Frankie distilled this energy one stage further: they were brash, self-aggrandising, aggressively marketed and didn’t have that much to do with their own records. On Relax, only Johnson appeared on the final version.

They were a brand-band, in which the human parts were almost irrelevant, even more so than in genuinely manufactured groups such as The Monkees. That summer, Frankie T-shirts were as important as their records. Even Spitting Image parodied the famous Frankie marketing hieroglyphs: Hype + Bullshit + Talentless Liverpudlians + Trevor Horn = Frankie

Frankie's third single, The Power Of Love, ensured they were the first act to achieve consecutive No 1’s with their first three releases since Gerry and The Pacemakers in 1963 (this was later matched by no less than Jive Bunny and Robson & Jerome, before being eclipsed by The Spice Girls, B*Witched and Westlife – fine company indeed).

Although Johnson appeared on the B-Side of Band Aid's Do They Know It's Christmas, the group declined to participate in the following year's Live Aid concert. One rumour was that they didn't like the other acts, another was that they wanted to be paid. Either way, it was a decision from which they never really recovered.

(Getty Images)

Aside from the hysteria and hype, there was one substantial, groundbreaking feature of the Frankie phenomenon: their undisguised and unashamed homosexuality (at least that of Johnson and backing singer Paul Rutherford). Their image was profoundly challenging at a time of mainstream ostrich-headed squeamishness.

The March Hare of morality, Mary Whitehouse, was still in her pomp in an era of tabloid panics about the “indoctrination” of children, the AIDS epidemic and the build-up to Clause 28. Given the amount of overtly heterosexual content in pop music it is safe to say Frankie fell foul of, and inadvertently benefited from, widespread homophobia.

I don’t make many claims to childlike innocence, but I recall being given their debut album, Welcome To The Pleasure Dome, by my slightly puritanical grandmother and then, when I got home and listened to songs featuring panting women and descriptions of male orgasms, realising that the gatefold sleeve featured a painting of a huge glans with fabliau-animal “sperm” flying out of it. I never knew if she or anybody else in my family noticed.
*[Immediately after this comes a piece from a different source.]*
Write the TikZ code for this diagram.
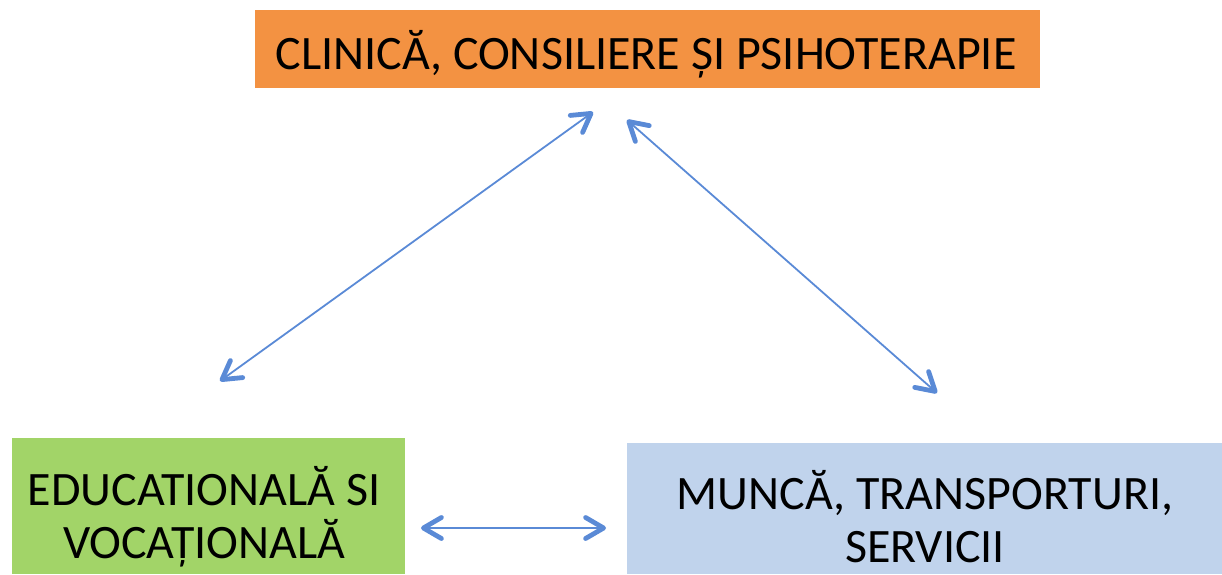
\documentclass[tikz,border=0pt]{standalone}
\usepackage{fontspec}
\setmainfont{Carlito}
\usetikzlibrary{arrows.meta}
\definecolor{toporange}{HTML}{F39242}
\definecolor{boxgreen}{HTML}{A2D468}
\definecolor{boxblue}{HTML}{C0D3EC}
\definecolor{arrowblue}{HTML}{5A8AD6}
\tikzset{
  box/.style={fill=#1, draw=none, inner sep=0pt, outer sep=0pt},
  lbl/.style={inner sep=0pt, outer sep=0pt, anchor=base, align=center,
    font=\fontsize{24pt}{26.25pt}\selectfont},
  biarrow/.style={draw=arrowblue, line width=0.9pt,
    >={Straight Barb[length=9pt,width=10.5pt,line width=2.4pt,round]}, <->}
}
\begin{document}
\begin{tikzpicture}[x=0.5pt,y=-0.5pt]
\useasboundingbox (0,0) rectangle (1222,574);
% boxes
\node[box=toporange, minimum width=392.5pt, minimum height=39pt] (top) at (647.5,49) {};
\node[box=boxgreen, minimum width=196.5pt, minimum height=68pt] (edu) at (208.5,506) {};
\node[box=boxblue, minimum width=297.5pt, minimum height=65.5pt] (work) at (924.5,508.5) {};
% labels
\node[lbl] (toptxt) at (646,69) {CLINICĂ, CONSILIERE ȘI PSIHOTERAPIE};
\node[lbl] (edutxt) at (204,558) {EDUCATIONALĂ SI\\VOCAȚIONALĂ\hspace{12pt}};
\node[lbl] (worktxt) at (925,562) {MUNCĂ, TRANSPORTURI,\\SERVICII};
% arrow ends
\coordinate (a1s) at (220,381);
\coordinate (a1e) at (593,112);
\coordinate (a2s) at (627,120);
\coordinate (a2e) at (937,393);
\coordinate (a3s) at (421,528);
\coordinate (a3e) at (606,528);
\draw[biarrow] (a1s) -- (a1e);
\draw[biarrow] (a2s) -- (a2e);
\draw[biarrow] (a3s) -- (a3e);
\end{tikzpicture}
\end{document}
Frankie were a distilled expression of Eighties high-concept pop culture. What Horn and Morley created was an automatically self-destructing message – one of conspicuous superficiality, but as with all the best quick fixes, enjoyable and revivifying. They were the first band that belonged to me, without the influence of my elders and betters.
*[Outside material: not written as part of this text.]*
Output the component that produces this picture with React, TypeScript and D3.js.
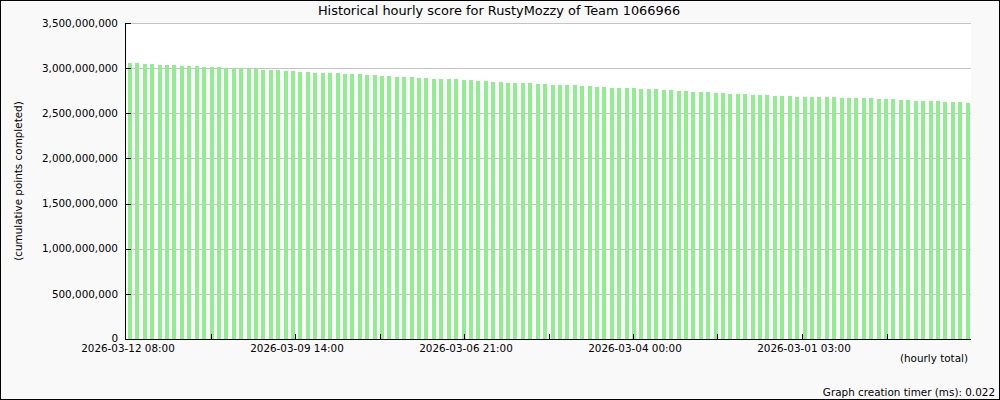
import React from "react";
import * as d3 from "d3";

const TITLE = "Historical hourly score for RustyMozzy of Team 1066966";
const Y_TITLE = "(cumulative points completed)";
const X_TITLE = "(hourly total)";
const FOOTER = "Graph creation timer (ms): 0.022";

// cumulative points, newest first (millions)
const scoresM: number[] = [
  3057, 3057, 3046, 3046, 3035, 3035, 3035, 3024, 3024, 3024, 3013, 3013, 3013, 3002, 3002, 3002,
  2990, 2990, 2979, 2979, 2979, 2968, 2968,
  2957, 2957, 2946, 2946, 2946, 2946, 2935, 2935, 2935, 2924, 2924, 2913, 2913, 2902, 2902, 2902,
  2891, 2891, 2880, 2880, 2880, 2880, 2869,
  2869, 2858, 2858, 2847, 2847, 2835, 2835, 2835, 2835, 2824, 2824, 2813, 2813, 2813, 2813,
  2802, 2802, 2791, 2791, 2780, 2780, 2780,
  2780, 2769, 2769, 2769, 2758, 2758, 2747, 2747, 2736, 2736, 2736, 2725, 2725, 2714, 2714, 2714,
  2703, 2703, 2703, 2691, 2691, 2691, 2680,
  2680, 2680, 2680, 2680, 2680, 2669, 2669, 2669, 2669, 2669, 2658, 2658, 2658, 2647, 2647,
  2636, 2636, 2636, 2636, 2625, 2625, 2625, 2614,
];

const yTicks: number[] = [0, 500e6, 1000e6, 1500e6, 2000e6, 2500e6, 3000e6, 3500e6];
const xLabels: string[] = [
  "2026-03-12 08:00",
  "2026-03-09 14:00",
  "2026-03-06 21:00",
  "2026-03-04 00:00",
  "2026-03-01 03:00",
];

const W = 1000;
const H = 400;
const L = 126;
const R = 971;
const T = 23;
const B = 339;
const FONT = "DejaVu Sans, Verdana, sans-serif";

export default function App() {
  const y = d3.scaleLinear().domain([0, 3.5e9]).range([B, T]);
  const x = d3
    .scaleBand<number>()
    .domain(scoresM.map((_, i) => i))
    .range([L, R]);
  const tickX = d3.scaleLinear().domain([0, 10]).range([L, R]);
  const fmt = d3.format(",");
  const bw = x.bandwidth();

  return (
    <svg
      width={W}
      height={H}
      style={{ position: "absolute", left: 0, top: 0, display: "block" }}
      fontFamily={FONT}
    >
      <rect x={0.5} y={0.5} width={W - 1} height={H - 1} fill="#f9f9f9" stroke="#000" />
      <rect x={L} y={T} width={R - L} height={B - T} fill="#ffffff" />
      {/* gridlines */}
      {yTicks.map((t) => (
        <line
          key={"g" + t}
          x1={L}
          x2={R}
          y1={Math.round(y(t)) + 0.5}
          y2={Math.round(y(t)) + 0.5}
          stroke="#c4c4c4"
          shapeRendering="crispEdges"
        />
      ))}
      {/* bars */}
      {scoresM.map((v, i) => {
        const top = y(v * 1e6);
        return (
          <rect
            key={i}
            x={Math.round((x(i) as number) + 2)}
            y={top}
            width={Math.max(4, Math.round(bw * 0.56))}
            height={B - top}
            fill="#90ee90"
            shapeRendering="crispEdges"
          />
        );
      })}
      {/* axes */}
      <line x1={L - 0.5} x2={L - 0.5} y1={T} y2={B + 1} stroke="#000" shapeRendering="crispEdges" />
      <line x1={L - 1} x2={R} y1={B + 0.5} y2={B + 0.5} stroke="#000" shapeRendering="crispEdges" />
      {yTicks.map((t) => (
        <g key={"yt" + t}>
          <line
            x1={L}
            x2={L + 5}
            y1={Math.round(y(t)) + 0.5}
            y2={Math.round(y(t)) + 0.5}
            stroke="#000"
            shapeRendering="crispEdges"
          />
          <text x={118} y={y(t) - (t === 0 ? 1 : 0)} dy="0.36em" textAnchor="end" fontSize={10.4} fill="#000">
            {fmt(t)}
          </text>
        </g>
      ))}
      {d3.range(1, 10).map((k) => (
        <line
          key={"xt" + k}
          x1={Math.round(tickX(k)) + 0.5}
          x2={Math.round(tickX(k)) + 0.5}
          y1={B - 5}
          y2={B}
          stroke="#000"
          shapeRendering="crispEdges"
        />
      ))}
      {xLabels.map((lab, k) => (
        <text
          key={lab}
          x={tickX(k * 2) + 2}
          y={352}
          textAnchor="middle"
          fontSize={10.4}
          fill="#000"
        >
          {lab}
        </text>
      ))}
      <text x={499} y={15} textAnchor="middle" fontSize={12.9} fill="#000">
        {TITLE}
      </text>
      <text
        transform={`translate(22,${(T + B) / 2}) rotate(-90)`}
        textAnchor="middle"
        fontSize={10.4}
        fill="#000"
      >
        {Y_TITLE}
      </text>
      <text x={968} y={362} textAnchor="end" fontSize={10.4} fill="#000">
        {X_TITLE}
      </text>
      <text x={995} y={396} textAnchor="end" fontSize={10.4} fill="#000">
        {FOOTER}
      </text>
    </svg>
  );
}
What is most important of all was that they really mattered. For one year they ruled the empire of pop, a once-great continent of millions who measured their lives by the charts, but now often a more peripheral outpost.

I was unfortunate enough to see them play during their shambolic post-Horn comeback tour of 1986. It was like watching a pub band bomb out at Wembley Arena. There could be no doubt by that point: Frankie say, no more.